LAS DOS últimas semanas habían sido de gran inquietud. Para mí era obvio que tenía síntomas asociados con el cáncer de mama. No había obtenido un diagnóstico médico porque siempre que había recurrido a Dios por medio de la oración me había sanado, aún en situaciones muy graves. En esta ocasión, inmovilizada por el temor, primero oré para tranquilizarme y simplemente poder “empezar” a orar.
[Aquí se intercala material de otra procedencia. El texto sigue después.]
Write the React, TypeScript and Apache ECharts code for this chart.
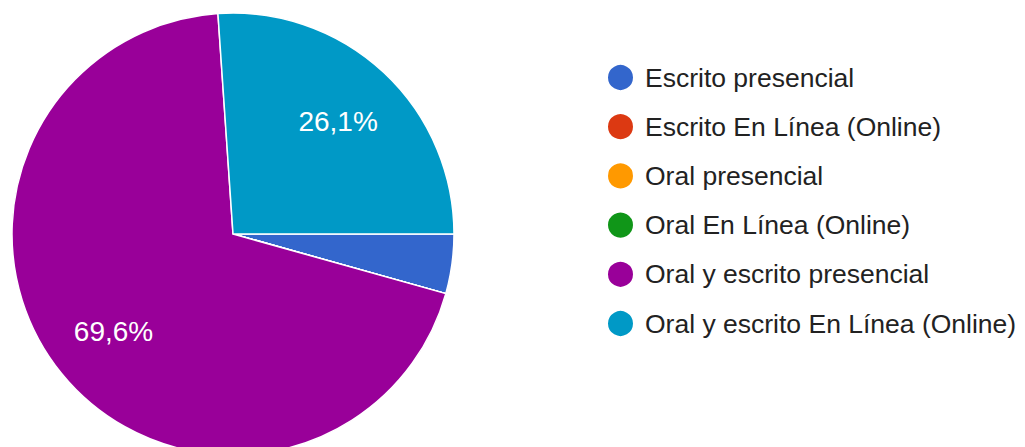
import React, { useEffect, useRef } from "react";
import * as echarts from "echarts";

const categories = [
  "Escrito presencial",
  "Escrito En Línea (Online)",
  "Oral presencial",
  "Oral En Línea (Online)",
  "Oral y escrito presencial",
  "Oral y escrito En Línea (Online)",
];
const values = [1, 0, 0, 0, 16, 6];
const colors = ["#3366cc", "#dc3912", "#ff9900", "#109618", "#990099", "#0099c6"];
const labelShown = [false, false, false, false, true, true];

export default function App() {
  const ref = useRef<HTMLDivElement>(null);
  useEffect(() => {
    if (!ref.current) return;
    const chart = echarts.init(ref.current, null, { renderer: "svg" });
    const total = values.reduce((a, b) => a + b, 0);
    const fmt = (v: number) => ((v / total) * 100).toFixed(1).replace(".", ",") + "%";
    const fontFamily = "'Liberation Sans', Arial, sans-serif";
    chart.setOption({
      animation: false,
      color: colors,
      legend: {
        orient: "vertical",
        left: 601,
        top: 58,
        icon: "circle",
        itemWidth: 27,
        itemHeight: 27,
        itemGap: 20.2,
        data: categories,
        textStyle: {
          fontFamily,
          fontSize: 26.5,
          color: "#222222",
          lineHeight: 27,
          padding: [0, 0, 0, 6],
        },
        selectedMode: false,
      },
      series: [
        {
          type: "pie",
          center: [233, 234],
          radius: [0, 221],
          startAngle: 0,
          clockwise: true,
          silent: true,
          label: { show: false },
          labelLine: { show: false },
          itemStyle: { borderColor: "#ffffff", borderWidth: 1.5 },
          data: categories.map((name, i) => ({
            name,
            value: values[i],
            itemStyle: { color: colors[i] },
          })),
        },
        {
          type: "pie",
          center: [233, 234],
          radius: [81, 221],
          startAngle: 0,
          clockwise: true,
          silent: true,
          z: 3,
          itemStyle: { color: "rgba(0,0,0,0)", borderWidth: 0 },
          labelLine: { show: false },
          data: categories.map((name, i) => ({
            name,
            value: values[i],
            label: {
              show: labelShown[i],
              position: "inside",
              formatter: () => fmt(values[i]),
              color: "#ffffff",
              fontFamily,
              fontSize: 28,
            },
          })),
        },
      ],
    });
    return () => chart.dispose();
  }, []);
  return (
    <div
      ref={ref}
      style={{ position: "fixed", left: 0, top: 0, width: 1025, height: 447, background: "#ffffff" }}
    />
  );
}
Una tarde estaba sentada en el cuarto donde acostumbro orar, leyendo Escritos Misceláneos por Mary Baker Eddy. Mis ojos recorrían las palabras, que eran buenas, tranquilizadoras y sanadoras, pero el temor me inquietaba mucho, estaba aterrada. Entonces algo, de manera suave pero imperativa, llamó mi atención; era como un susurro: “¿Por qué no te arrodillas y oras?” Deseché la idea y continué leyendo, pero el susurro vino de nuevo: “¿Por qué no te arrodillas y oras?”
Después de resistirla varias veces, pensé: “Está bien”. Cerré el libro, me incliné y oré de todo corazón. “Padre, ayúdame”, supliqué, “¡siento como si necesitara diez abogados!”